REQUIREMENTS: Return nothing but the lines from the one with "Write a Python" through the one with "import numpy as np" in the data below, word for word and without pictures.
***** RECORD LIST
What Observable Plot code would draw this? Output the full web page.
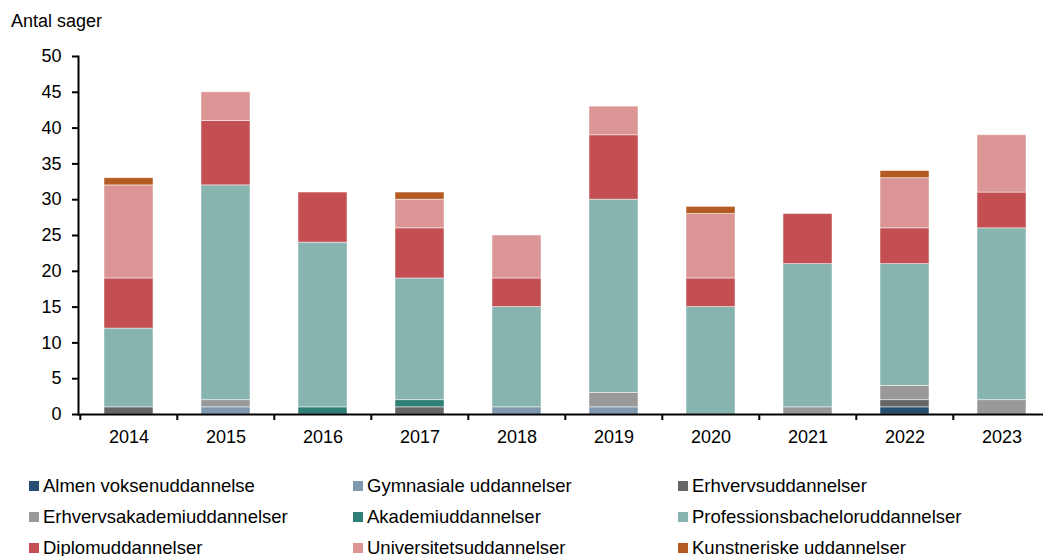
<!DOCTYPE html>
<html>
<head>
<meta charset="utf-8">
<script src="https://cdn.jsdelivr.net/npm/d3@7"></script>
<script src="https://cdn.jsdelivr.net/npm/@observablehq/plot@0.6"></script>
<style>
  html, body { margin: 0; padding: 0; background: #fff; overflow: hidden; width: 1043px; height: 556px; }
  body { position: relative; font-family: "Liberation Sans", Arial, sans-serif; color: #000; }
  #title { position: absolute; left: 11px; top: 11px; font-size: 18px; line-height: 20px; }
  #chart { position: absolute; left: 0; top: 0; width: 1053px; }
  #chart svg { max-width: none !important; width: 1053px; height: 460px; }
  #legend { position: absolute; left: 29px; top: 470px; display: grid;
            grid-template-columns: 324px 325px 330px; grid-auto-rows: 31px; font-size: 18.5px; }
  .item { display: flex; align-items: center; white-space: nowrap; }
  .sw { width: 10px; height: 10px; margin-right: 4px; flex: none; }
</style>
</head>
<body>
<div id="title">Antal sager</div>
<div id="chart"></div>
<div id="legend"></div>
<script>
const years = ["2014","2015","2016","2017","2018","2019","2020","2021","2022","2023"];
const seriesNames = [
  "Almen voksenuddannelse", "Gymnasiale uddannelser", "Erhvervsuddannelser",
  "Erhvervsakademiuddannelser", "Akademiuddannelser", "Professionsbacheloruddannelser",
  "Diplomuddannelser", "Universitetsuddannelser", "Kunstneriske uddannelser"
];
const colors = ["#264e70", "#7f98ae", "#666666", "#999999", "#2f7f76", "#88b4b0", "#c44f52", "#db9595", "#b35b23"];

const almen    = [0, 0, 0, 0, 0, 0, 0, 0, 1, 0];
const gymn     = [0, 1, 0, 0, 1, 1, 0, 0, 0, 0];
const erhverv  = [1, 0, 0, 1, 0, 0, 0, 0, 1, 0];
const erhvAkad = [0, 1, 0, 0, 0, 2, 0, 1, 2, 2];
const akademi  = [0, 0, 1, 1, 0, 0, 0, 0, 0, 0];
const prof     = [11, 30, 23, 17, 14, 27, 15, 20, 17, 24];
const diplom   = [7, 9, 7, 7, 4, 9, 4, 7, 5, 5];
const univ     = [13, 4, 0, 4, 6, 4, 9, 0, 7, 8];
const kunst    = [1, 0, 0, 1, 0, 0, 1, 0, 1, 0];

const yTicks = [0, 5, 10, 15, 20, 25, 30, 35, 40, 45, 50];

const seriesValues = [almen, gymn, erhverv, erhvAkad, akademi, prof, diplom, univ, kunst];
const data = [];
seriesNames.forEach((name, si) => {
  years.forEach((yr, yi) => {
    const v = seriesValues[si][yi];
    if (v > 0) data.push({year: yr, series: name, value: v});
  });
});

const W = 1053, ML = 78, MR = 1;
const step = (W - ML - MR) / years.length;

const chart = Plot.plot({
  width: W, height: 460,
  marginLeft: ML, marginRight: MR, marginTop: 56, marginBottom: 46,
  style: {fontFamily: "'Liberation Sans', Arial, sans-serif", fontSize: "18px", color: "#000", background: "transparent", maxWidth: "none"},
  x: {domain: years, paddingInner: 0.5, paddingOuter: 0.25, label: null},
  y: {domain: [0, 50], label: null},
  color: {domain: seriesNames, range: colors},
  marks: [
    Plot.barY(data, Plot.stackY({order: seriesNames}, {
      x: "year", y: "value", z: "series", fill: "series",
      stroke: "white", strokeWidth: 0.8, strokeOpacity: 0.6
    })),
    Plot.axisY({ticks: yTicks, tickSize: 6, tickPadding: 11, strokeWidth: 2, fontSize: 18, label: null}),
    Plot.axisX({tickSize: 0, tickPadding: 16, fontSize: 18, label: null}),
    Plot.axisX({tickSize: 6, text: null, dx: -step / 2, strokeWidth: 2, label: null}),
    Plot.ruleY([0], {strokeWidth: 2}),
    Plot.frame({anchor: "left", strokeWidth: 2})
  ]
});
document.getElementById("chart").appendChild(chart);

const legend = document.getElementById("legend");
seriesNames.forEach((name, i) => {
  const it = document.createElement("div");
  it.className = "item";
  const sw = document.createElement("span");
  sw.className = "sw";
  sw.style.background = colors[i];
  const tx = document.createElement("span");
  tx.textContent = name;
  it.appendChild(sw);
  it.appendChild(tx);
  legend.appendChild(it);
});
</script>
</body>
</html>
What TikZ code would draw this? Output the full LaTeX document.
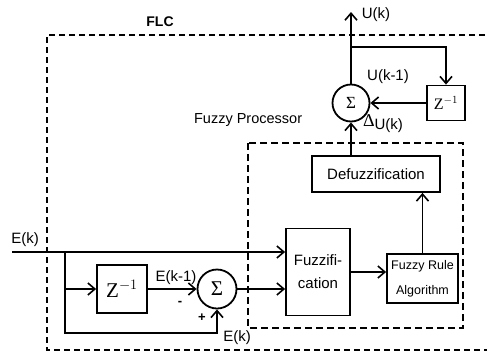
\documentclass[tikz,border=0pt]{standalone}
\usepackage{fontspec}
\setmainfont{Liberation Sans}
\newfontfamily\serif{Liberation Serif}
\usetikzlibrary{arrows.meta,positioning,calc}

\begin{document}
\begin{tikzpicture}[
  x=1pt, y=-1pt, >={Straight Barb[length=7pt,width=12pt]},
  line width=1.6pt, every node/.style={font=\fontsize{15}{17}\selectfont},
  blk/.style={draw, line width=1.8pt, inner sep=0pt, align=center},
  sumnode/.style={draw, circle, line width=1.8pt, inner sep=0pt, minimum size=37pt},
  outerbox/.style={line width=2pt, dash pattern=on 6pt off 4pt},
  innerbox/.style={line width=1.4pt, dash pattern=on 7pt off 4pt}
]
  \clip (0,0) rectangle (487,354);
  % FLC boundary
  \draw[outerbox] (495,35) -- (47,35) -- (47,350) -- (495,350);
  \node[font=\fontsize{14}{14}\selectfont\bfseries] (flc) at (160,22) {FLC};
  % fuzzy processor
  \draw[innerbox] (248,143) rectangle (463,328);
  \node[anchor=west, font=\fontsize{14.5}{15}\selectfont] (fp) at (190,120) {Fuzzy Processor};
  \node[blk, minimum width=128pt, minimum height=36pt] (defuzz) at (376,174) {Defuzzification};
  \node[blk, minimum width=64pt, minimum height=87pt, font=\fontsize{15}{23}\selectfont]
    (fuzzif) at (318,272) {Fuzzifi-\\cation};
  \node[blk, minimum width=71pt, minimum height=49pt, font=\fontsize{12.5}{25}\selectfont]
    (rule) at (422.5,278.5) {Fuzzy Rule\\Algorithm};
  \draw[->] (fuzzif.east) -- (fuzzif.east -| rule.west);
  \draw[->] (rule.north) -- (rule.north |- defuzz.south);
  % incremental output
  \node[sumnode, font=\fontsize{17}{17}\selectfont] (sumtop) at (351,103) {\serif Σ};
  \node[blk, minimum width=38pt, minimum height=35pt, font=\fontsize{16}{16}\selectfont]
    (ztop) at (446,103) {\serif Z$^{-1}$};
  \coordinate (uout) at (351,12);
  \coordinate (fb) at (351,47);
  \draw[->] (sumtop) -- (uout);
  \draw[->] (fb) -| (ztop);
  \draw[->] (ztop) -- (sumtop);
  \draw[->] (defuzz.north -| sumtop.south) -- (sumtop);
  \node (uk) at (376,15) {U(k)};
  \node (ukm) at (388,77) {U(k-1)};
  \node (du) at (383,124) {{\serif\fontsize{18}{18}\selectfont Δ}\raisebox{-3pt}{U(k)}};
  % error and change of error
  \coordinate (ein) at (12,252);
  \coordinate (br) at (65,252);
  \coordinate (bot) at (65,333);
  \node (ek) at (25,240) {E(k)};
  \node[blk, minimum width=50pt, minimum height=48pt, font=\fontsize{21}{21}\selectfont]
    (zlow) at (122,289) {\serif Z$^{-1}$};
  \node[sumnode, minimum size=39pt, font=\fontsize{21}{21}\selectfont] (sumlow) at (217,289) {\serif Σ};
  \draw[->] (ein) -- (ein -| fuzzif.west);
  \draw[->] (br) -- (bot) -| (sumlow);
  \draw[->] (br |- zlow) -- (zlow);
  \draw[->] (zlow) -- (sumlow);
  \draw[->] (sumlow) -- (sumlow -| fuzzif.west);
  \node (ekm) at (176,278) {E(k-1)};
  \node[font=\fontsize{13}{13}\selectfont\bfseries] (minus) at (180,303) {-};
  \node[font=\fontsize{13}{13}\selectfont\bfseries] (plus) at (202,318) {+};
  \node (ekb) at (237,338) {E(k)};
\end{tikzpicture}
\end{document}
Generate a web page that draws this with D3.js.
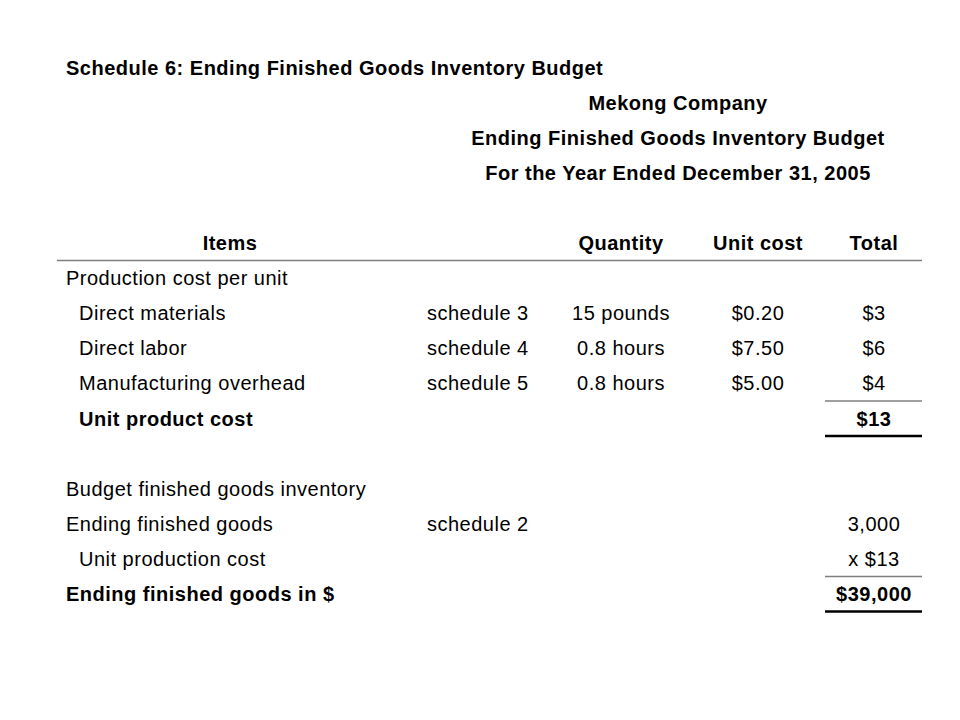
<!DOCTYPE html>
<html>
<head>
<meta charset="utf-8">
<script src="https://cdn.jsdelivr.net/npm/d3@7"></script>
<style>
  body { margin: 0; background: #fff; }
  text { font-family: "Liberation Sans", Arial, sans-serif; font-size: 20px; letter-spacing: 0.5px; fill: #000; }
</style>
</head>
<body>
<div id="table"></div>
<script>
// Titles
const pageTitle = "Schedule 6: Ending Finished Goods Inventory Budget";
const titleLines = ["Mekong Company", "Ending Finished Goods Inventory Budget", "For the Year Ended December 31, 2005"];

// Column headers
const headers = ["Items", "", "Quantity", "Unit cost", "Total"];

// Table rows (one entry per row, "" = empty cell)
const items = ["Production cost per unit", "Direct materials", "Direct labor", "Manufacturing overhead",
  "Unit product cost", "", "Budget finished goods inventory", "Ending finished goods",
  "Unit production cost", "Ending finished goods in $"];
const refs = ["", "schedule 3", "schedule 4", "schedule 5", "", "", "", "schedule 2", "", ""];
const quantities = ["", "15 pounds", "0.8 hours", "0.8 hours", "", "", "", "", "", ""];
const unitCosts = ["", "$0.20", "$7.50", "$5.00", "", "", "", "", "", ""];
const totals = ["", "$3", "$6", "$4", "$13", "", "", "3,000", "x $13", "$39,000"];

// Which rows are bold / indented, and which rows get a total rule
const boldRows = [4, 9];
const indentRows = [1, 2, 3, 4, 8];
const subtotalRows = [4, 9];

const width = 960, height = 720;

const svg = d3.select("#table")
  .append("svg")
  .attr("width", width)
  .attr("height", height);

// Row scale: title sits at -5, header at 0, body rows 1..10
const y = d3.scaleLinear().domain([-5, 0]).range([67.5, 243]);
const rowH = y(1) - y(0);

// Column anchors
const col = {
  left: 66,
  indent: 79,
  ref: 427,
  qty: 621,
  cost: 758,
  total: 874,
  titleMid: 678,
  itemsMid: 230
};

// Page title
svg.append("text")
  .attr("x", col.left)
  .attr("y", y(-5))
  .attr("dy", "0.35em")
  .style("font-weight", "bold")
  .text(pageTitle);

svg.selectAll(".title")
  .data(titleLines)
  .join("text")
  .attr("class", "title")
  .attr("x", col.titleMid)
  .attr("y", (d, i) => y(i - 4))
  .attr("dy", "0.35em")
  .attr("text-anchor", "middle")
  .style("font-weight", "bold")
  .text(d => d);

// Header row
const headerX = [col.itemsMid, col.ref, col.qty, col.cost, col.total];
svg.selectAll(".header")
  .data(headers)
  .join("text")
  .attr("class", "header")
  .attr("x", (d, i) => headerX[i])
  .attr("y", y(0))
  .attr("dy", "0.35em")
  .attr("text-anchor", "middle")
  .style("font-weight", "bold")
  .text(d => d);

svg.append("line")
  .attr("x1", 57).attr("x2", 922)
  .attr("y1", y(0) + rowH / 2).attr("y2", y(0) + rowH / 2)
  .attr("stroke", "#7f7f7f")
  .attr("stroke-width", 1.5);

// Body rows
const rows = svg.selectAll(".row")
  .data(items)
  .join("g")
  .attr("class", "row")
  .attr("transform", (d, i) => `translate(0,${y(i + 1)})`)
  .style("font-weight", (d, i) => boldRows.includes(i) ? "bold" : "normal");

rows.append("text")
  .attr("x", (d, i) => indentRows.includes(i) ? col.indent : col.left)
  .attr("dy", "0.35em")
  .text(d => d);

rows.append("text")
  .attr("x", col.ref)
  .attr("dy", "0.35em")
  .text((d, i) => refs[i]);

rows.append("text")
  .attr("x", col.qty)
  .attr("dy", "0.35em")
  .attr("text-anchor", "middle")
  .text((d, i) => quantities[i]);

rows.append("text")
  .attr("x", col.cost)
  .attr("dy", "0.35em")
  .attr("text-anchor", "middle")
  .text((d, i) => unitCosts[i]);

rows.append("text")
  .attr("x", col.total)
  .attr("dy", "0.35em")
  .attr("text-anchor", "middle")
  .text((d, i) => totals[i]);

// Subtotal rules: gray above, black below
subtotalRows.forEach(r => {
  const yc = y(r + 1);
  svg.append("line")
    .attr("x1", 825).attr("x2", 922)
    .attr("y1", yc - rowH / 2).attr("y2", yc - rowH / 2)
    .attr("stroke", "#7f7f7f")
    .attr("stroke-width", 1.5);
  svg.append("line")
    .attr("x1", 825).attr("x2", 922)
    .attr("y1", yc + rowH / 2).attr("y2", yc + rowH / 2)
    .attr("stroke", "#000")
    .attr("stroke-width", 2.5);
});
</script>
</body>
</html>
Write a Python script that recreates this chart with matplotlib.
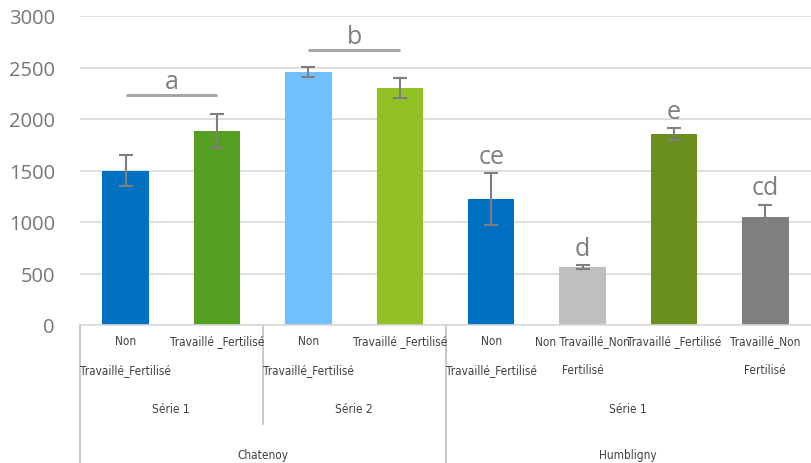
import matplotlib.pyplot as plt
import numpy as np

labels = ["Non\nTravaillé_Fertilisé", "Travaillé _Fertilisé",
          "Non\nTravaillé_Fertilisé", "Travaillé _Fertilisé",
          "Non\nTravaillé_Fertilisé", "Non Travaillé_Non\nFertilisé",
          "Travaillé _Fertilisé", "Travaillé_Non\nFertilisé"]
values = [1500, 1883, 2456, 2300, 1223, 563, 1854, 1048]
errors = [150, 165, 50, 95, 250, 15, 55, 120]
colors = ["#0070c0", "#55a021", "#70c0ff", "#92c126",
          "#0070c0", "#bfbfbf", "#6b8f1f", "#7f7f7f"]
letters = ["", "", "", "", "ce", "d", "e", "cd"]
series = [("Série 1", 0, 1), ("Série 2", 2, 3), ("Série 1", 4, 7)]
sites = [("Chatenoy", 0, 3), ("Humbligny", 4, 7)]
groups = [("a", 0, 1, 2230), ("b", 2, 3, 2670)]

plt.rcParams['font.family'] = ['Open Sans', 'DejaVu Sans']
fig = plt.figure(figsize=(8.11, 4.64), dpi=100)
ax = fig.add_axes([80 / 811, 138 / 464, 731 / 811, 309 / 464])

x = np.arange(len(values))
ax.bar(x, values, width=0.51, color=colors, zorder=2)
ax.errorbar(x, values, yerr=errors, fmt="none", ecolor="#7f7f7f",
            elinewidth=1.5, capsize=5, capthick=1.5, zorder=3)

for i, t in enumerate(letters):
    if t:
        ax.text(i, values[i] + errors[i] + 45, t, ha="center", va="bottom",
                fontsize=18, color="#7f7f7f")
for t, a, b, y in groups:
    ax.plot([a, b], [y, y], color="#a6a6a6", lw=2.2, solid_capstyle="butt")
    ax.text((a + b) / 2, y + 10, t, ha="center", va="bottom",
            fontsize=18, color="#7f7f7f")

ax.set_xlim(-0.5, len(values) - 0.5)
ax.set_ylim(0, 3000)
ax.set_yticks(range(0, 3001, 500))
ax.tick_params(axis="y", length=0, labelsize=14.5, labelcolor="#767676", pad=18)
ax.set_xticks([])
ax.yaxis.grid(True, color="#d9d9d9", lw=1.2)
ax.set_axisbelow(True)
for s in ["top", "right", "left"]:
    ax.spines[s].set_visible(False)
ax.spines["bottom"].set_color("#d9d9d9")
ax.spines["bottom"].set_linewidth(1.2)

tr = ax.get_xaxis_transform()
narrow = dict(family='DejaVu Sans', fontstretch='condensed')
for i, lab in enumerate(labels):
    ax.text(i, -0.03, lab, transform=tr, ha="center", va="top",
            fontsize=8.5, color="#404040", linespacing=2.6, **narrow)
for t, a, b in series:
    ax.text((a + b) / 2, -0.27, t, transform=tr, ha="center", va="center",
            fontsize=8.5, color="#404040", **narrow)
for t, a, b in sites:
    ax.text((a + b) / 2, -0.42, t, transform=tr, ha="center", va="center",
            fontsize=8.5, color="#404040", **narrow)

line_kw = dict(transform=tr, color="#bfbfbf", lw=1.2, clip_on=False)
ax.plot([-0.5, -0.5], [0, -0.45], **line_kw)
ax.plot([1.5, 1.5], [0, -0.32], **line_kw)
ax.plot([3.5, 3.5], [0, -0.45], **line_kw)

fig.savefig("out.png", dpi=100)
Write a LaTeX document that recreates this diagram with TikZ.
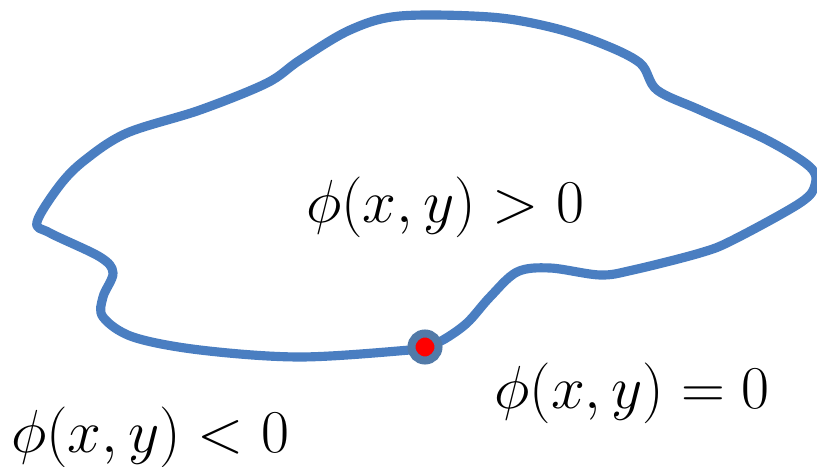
**********
COMPLETE ANSWER:
Write a Python script that recreates this chart with matplotlib.
import matplotlib.pyplot as plt
import numpy as np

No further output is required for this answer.